As a teenager, Jamil suffered from anorexia saying “I was bombarded with a narrative that had no alternative. There were never any women who were celebrated for their intellect ... and all of my magazines were selling me weight loss products or telling me to be thin. Otherwise, I wasn't worth anything.” After surviving a car accident, Jamil was left with a spinal injury and multiple broken bones and was told she may never walk again.
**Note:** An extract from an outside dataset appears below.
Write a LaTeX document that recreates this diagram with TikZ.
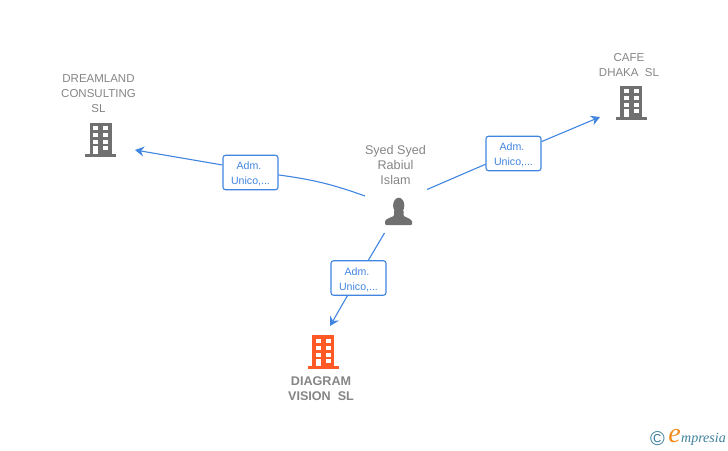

She cites her physical recovery from the accident as a catalyst for her recovery from her eating disorder. 


In 2015 she launched “Why Not People?” a company designed to host live events accessible to people with disabilities. 

Jamil worked as a writer, photographer, model, fashion scout before moving to Los Angeles in 2016. Jamil intended to pursue work as a radio host and screenwriter but found herself landing a series regular role as Tahani on the hit NBC comedy, The Good Place. In 2018 she joined the voice cast for the upcoming Indian-inspired Disney cartoon, Mira, Royal Detective.

After seeing an Instagram post of the Kardashian family with their weight written all over it - and seeing the reactions from millions of their followers - Jameela started the iWeigh campaign to battle the narrative that women are valued by how much they weigh. iWeigh celebrates what really defines us - our relationships, career accomplishments, our failures and success. She is currently an outspoken opponent of diet culture, refusing to allow publications to airbrush her photos and regularly taking other celebrities to task for endorsing harmful products like laxative teas. 

“It is not un-feminist to check a woman if she is doing something that hurts other women. When you stop selling young people laxatives. I will stop coming for you. Get on the right side. Look out for young people. It’s never too late to learn.”

“It is never too late to check yourself and right your wrongs. I used to be slut shamey, judgmental, and my feminism wasn’t intersectional enough. Nobody is born perfectly “woke”. Listen, read, learn, grow, change and make room for everyone. We aren’t free til ALL of us are free.”